Created on: January 25, 2009

So, what are you supposed to do after your retirement nest egg fell off the stock market wall, and splattered like Humpty Dumpty all over the sidewalk? Especially since you know there are tens of thousands of other gray haired Humpty's out there looking for work too. Well, in this electronic age you can look at various online job finding services, like. for example, Craig's List. Online job applications are where it's at today, they're immediate and direct, unlike the old newspaper "help wanted" sections. That's why they're all over the internet. you can go right to the application site, read the job description and pay rate, and then send them all your information over the internet. The only problem with them is that most of the potential employers want you to fill out certain standard electronic application forms - like when you were born and your past work history. And when you download the electronic forms to fill out, many times it will list: Were you born in 199_, 198_, 197_, 196_ and that's as far back as they go. So, what are you suppossed to do if you were born before the 1960's? Writing in your own special "antique" category sticks out like a sore thumb and rules you right there. I mean you might as well say you're an expert on a manual typewriter, which was what people used before there were computers. Not only is that a skill no longer desired, it makes you sound like a smartass even mentioning it.
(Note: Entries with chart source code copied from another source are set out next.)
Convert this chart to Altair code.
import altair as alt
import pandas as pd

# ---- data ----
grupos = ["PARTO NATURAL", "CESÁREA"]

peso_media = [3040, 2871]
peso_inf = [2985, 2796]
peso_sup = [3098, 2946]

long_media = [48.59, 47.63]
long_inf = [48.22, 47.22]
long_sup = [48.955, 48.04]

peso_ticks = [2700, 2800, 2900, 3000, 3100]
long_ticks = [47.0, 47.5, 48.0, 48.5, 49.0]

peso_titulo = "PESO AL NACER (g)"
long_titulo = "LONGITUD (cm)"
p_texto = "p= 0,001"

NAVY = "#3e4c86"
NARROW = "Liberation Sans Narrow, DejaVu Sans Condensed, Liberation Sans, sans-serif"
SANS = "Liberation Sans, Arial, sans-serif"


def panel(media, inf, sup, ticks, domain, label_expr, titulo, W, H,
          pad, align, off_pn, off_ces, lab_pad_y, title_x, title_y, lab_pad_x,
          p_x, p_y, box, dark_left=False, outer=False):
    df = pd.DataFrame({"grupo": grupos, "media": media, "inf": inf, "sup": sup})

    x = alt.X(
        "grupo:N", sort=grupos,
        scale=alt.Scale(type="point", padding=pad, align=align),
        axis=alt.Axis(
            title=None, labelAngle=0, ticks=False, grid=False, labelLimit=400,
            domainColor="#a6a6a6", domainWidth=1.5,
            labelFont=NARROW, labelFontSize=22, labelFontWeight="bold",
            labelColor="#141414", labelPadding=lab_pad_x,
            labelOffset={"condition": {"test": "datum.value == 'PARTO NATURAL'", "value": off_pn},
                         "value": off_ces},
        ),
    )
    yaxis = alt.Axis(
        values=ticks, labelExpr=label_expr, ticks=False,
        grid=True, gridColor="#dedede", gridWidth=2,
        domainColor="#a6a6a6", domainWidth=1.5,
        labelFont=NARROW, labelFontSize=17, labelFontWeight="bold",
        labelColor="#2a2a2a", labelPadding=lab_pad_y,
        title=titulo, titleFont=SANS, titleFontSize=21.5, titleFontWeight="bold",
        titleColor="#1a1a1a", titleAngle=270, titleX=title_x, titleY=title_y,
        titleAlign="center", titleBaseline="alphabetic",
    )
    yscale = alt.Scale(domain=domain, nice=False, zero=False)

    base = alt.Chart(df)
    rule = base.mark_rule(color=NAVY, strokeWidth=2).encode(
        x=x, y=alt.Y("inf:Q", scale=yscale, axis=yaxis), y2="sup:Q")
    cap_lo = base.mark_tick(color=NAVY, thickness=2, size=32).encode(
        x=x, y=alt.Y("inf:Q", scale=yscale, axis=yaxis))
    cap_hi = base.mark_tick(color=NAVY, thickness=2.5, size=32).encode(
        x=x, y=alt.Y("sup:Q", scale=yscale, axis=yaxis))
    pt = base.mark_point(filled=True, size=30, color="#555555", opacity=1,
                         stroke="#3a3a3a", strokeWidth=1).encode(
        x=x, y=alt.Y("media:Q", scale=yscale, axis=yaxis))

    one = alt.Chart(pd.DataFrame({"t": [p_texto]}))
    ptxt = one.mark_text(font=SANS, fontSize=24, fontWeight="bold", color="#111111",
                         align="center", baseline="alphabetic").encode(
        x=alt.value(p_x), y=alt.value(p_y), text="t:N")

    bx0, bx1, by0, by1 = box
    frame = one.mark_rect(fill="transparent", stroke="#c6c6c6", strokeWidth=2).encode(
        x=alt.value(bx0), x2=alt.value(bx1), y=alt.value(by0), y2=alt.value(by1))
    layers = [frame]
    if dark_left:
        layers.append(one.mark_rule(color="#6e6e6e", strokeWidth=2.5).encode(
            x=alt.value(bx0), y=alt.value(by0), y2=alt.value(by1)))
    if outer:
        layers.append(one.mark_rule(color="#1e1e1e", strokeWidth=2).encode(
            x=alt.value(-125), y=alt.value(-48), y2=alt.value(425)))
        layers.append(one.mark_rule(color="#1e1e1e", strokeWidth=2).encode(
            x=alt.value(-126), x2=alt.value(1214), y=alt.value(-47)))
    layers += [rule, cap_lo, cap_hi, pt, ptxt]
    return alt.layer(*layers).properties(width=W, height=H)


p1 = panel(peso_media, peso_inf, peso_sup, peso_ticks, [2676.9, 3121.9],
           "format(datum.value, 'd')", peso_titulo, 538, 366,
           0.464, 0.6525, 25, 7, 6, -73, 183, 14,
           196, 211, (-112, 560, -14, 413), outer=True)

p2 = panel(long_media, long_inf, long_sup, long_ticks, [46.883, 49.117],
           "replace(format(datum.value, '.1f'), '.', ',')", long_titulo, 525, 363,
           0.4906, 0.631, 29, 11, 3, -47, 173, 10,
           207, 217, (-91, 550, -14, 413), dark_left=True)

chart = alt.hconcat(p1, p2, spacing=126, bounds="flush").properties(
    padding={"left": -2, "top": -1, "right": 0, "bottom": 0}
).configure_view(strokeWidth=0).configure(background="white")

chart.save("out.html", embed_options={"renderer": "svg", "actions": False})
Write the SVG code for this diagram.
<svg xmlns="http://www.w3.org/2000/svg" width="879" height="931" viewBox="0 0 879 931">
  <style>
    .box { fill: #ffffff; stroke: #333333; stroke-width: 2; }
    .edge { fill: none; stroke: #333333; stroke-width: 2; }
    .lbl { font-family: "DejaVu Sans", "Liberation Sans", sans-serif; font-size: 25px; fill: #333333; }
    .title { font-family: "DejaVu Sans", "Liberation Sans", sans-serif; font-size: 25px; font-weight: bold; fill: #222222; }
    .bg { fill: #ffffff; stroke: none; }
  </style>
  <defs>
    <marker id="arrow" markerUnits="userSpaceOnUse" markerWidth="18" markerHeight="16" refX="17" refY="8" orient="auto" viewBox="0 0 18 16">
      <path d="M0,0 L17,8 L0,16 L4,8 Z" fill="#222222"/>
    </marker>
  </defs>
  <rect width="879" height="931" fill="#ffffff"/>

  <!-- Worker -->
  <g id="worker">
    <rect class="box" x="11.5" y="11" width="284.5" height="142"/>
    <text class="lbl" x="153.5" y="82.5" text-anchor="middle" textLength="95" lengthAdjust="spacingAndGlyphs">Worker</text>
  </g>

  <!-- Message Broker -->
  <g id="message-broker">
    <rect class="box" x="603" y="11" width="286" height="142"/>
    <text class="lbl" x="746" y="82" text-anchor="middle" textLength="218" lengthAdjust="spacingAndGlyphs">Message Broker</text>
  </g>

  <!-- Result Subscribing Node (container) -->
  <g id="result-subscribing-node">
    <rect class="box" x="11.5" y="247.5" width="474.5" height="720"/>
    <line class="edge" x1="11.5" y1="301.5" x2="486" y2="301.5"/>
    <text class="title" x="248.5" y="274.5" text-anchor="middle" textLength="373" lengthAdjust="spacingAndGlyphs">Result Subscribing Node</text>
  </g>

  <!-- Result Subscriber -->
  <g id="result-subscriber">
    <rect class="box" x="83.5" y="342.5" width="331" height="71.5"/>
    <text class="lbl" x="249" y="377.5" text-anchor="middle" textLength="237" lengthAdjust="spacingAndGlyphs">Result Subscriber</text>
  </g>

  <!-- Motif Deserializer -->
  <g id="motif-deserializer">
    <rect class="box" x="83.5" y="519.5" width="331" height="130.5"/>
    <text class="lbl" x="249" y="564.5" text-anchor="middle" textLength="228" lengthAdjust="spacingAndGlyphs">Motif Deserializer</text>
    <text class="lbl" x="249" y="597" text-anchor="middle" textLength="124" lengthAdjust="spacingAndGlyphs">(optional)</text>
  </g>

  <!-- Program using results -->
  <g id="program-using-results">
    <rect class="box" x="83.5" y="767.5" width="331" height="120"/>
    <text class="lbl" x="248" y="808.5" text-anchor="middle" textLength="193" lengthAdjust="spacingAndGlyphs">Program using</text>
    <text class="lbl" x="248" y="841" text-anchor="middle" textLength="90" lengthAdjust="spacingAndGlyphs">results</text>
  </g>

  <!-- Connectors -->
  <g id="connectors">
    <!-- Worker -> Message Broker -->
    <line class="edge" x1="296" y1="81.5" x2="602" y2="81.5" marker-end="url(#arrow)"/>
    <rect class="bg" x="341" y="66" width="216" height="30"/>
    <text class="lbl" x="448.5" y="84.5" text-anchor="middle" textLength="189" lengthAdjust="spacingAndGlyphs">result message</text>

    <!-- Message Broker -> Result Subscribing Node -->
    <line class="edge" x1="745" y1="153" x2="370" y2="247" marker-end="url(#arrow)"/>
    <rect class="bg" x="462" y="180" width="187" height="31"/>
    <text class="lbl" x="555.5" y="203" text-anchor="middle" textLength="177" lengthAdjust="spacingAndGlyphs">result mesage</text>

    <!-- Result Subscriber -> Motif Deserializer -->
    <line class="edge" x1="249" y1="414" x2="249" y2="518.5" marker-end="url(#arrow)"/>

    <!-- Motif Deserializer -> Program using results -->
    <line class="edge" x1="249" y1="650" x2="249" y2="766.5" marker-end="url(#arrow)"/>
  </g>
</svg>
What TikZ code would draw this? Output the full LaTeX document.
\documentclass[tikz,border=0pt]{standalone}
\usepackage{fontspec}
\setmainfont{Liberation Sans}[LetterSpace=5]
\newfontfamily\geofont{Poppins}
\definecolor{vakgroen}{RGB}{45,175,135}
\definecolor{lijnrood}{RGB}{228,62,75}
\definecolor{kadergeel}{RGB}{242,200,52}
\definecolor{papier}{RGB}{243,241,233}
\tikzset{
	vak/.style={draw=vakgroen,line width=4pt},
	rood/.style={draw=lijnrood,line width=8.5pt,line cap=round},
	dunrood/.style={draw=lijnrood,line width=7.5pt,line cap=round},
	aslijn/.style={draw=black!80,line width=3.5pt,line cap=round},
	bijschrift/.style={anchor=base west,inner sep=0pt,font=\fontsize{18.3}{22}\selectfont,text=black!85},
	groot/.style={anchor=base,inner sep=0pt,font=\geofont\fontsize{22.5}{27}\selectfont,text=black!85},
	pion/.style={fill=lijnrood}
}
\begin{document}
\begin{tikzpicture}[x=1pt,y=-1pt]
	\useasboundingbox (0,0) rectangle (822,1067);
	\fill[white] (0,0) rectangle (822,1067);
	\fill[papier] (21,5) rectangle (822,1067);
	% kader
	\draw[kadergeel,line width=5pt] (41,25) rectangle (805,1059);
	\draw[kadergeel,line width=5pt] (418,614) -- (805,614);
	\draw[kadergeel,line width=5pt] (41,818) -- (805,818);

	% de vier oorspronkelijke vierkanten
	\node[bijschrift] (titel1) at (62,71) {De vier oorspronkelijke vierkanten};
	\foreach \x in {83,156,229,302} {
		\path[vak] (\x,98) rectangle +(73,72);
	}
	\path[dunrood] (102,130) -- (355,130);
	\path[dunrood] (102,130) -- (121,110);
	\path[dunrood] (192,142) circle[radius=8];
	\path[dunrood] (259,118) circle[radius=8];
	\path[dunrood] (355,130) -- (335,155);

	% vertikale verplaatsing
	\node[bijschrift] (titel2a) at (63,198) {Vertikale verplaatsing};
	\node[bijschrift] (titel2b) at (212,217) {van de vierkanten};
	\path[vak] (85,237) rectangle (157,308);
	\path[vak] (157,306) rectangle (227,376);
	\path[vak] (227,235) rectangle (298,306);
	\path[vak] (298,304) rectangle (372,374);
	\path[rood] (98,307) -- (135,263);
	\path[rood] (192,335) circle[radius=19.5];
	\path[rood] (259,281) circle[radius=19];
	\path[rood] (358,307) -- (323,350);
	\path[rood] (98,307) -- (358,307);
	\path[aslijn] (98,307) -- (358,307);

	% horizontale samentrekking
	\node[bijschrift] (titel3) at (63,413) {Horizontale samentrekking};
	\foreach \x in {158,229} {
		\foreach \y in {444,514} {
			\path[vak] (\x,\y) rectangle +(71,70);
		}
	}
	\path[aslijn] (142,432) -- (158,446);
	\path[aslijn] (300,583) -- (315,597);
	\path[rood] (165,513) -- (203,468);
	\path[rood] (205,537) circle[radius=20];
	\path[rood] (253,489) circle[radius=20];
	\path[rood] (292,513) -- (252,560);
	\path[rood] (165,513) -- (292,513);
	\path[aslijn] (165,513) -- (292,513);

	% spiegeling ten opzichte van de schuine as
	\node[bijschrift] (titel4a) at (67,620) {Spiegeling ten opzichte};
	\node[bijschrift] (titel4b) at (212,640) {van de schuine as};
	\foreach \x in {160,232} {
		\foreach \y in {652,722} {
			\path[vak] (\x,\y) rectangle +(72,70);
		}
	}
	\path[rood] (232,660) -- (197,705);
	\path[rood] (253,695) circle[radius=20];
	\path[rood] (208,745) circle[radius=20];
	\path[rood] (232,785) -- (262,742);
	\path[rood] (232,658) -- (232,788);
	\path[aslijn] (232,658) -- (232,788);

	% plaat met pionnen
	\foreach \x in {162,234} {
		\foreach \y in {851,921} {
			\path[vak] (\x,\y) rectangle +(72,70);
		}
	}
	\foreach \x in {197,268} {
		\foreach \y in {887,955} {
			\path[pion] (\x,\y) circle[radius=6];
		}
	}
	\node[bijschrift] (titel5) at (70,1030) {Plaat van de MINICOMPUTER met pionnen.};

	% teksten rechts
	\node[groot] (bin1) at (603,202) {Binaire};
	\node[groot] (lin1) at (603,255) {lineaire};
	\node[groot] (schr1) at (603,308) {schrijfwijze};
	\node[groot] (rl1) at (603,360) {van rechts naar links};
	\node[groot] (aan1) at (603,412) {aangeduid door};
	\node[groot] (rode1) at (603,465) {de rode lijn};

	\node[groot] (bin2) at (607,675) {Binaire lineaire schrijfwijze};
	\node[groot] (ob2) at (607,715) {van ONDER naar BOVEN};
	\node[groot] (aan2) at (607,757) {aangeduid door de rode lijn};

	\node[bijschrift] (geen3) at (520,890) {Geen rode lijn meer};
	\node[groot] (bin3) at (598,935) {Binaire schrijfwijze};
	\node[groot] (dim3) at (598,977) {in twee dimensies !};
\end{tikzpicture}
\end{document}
And what if you have too much experience at what you're applying for? I mean if you have all of those years in at this particular type of work, why are you looking for a job? What was wrong with your old one? Saying you put your time in enjoyably, but thought you were finished with the work life (because you'd done it for so long), doesn't really cut it. I mean you don't want potential employers worried you might drop dead on the job your first week. So, I came up with an idea... I'm thinking of putting my son's date of birth in the job application and if I get the job, I'll just tell my new employer that I had a really bad night, saw an absolutely terrible accident on the way to work that turned my hair white - and I won't look like this tomorrow. Then I'll mention how much I love texting, and throw out some good internet jive like "lol" and "brb" and mention how much I love my bluetooth. That's the sort of thing that might work today! Be aggressive and creative, isn't that the American way?